This error doesn’t look good - I’d try and resolve this first:

db | /usr/local/bin/docker-entrypoint.sh: line 173: /docker-entrypoint-initdb.d/10_create_ckandb.sh: Permission denied

ajs6f commented 10 months ago

Thank you @kowh-ai, that certainly seems like the root of the problem and I would very much like to fix it. Do you have any suggestions? Do I need to shell into that container and manually execute that script? Do you know why there is a permissions error occurring out of the box? Do I need to use a special user to start these containers?

kowh-ai commented 10 months ago

You shouldn't need to manually run anything. However to troubleshoot this, you will need to try to recreate this error by logging into the db container.

ajs6f commented 10 months ago

Thank you, I will shell in and try to determine why the script failed to run. Am I correct to assume that the user trying to execute it is postgres?

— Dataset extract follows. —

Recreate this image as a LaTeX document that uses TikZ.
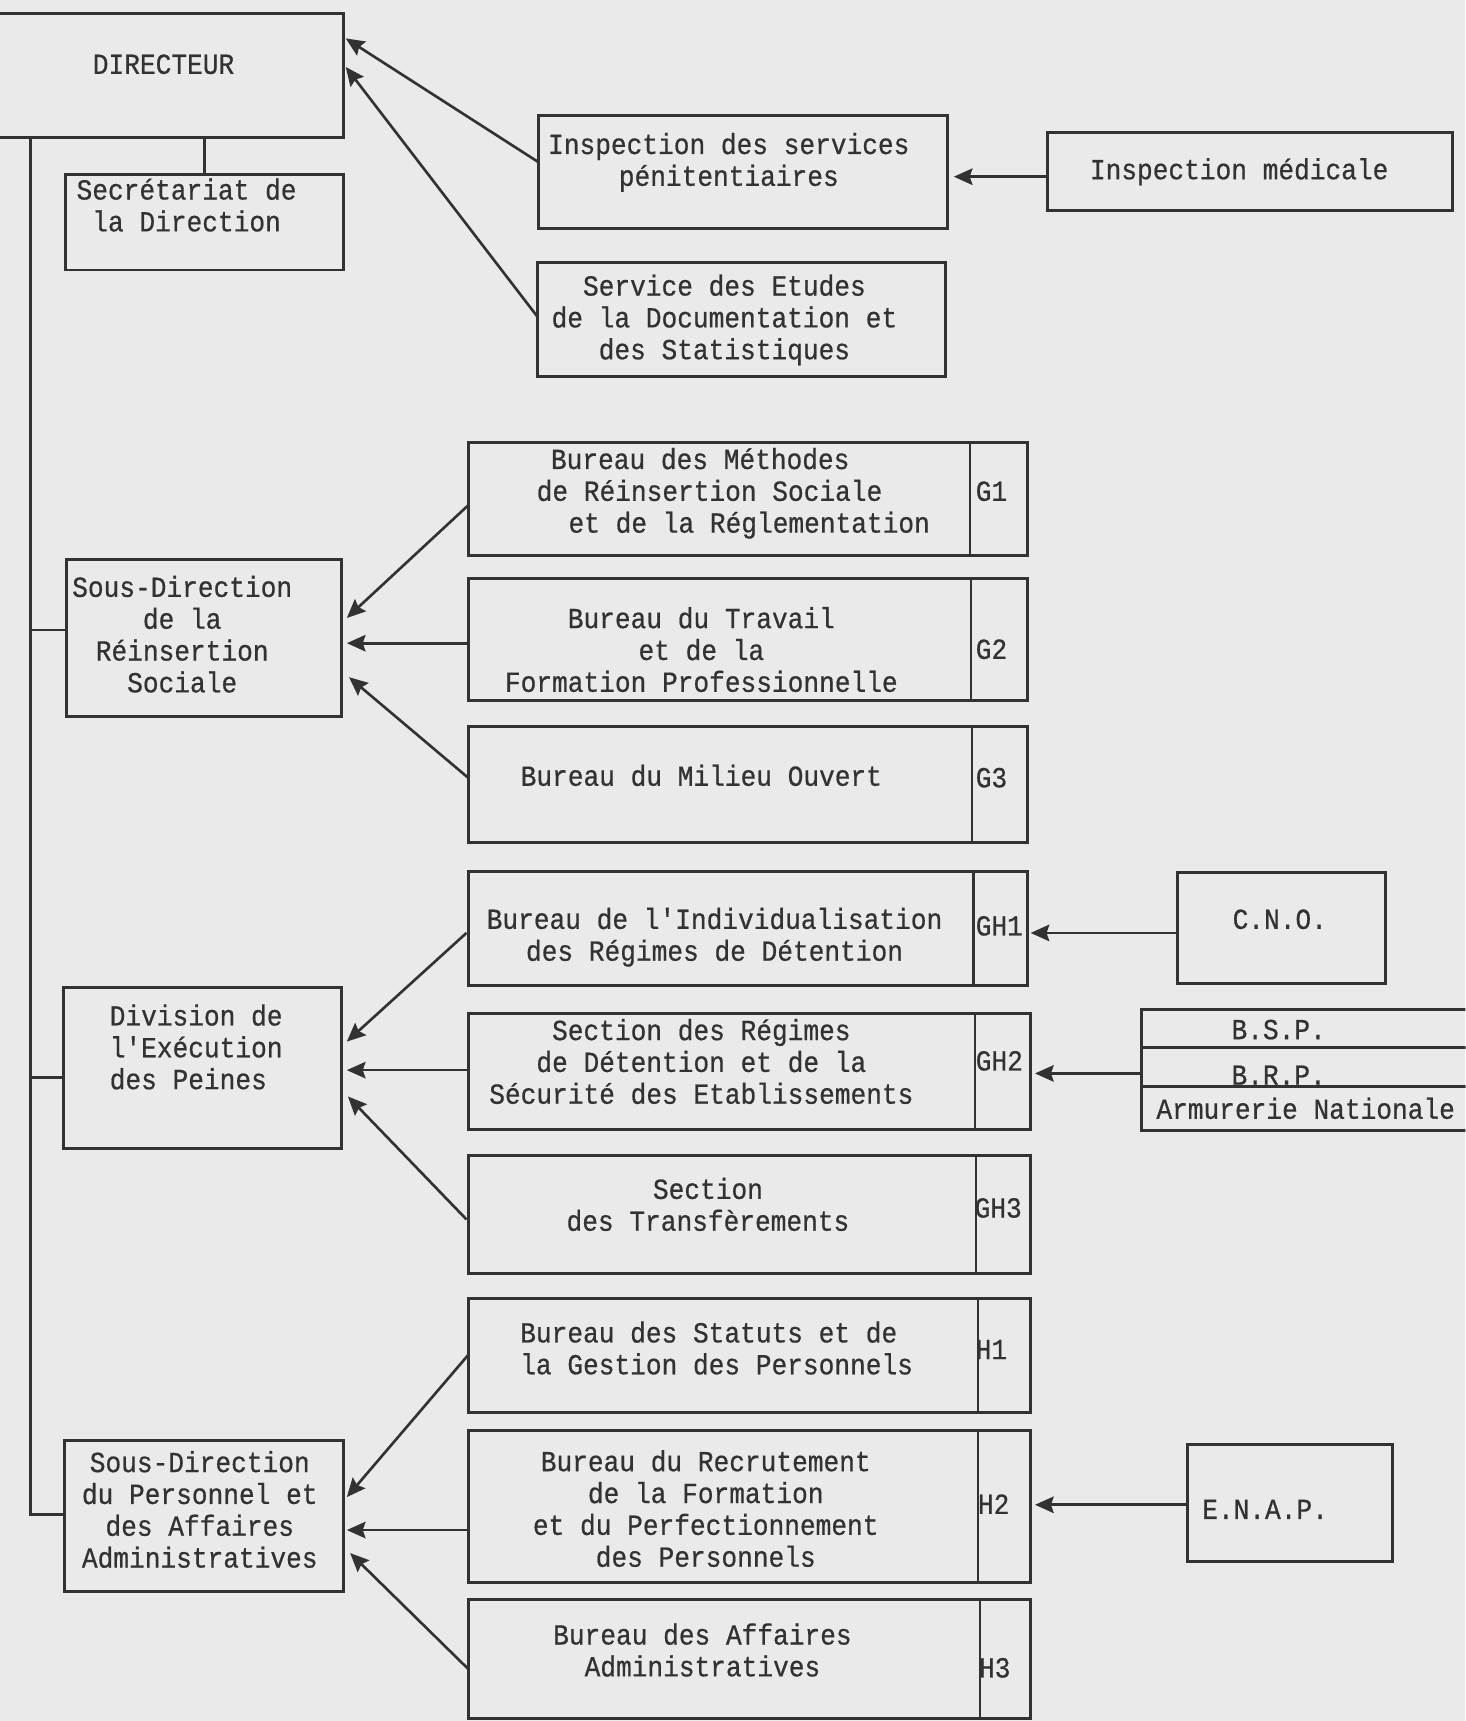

ajs6f commented 10 months ago

I have found the following ownership and perms:

-rwxr-x---    1 root     root           258 Nov 16 17:43 10_create_ckandb.sh
-rwxr-x---    1 root     root           288 Nov 16 17:43 20_create_datastore.sh
-rwxr-x---    1 root     root           232 Nov 16 17:43 30_setup_test_databases.sh

This would seem to conflict with the initialization procedures for the image (see last paragraph under "Additionally, as of..."). Perhaps that ownership somehow got mis-set on my docker compose up? I am no Docker maven, but I do see that the relevant files are copied here and under the instructions for COPY I see:

All new files and directories are created with a UID and GID of 0, unless the optional --chown flag specifies a given username, groupname, or UID/GID combination to request specific ownership of the copied content.

which would seem to set up this problem?

ajs6f commented 10 months ago

I can confirm that adding a --chown flag in the appropriate Dockerfile has solved this problem:

COPY --chown=postgres:postgres docker-entrypoint-initdb.d /docker-entrypoint-initdb.d

although I still do not understand what is going on here. Obviously, the stock Dockerfile you supply works for the great majority of users or you would be inundated with the same report I have made... Since what I have done should, on the face of it, work for other users without causing any new problems, would you like a PR in which to consider this change?

kowh-ai commented 10 months ago

Great!...yes please a PR would be great...thx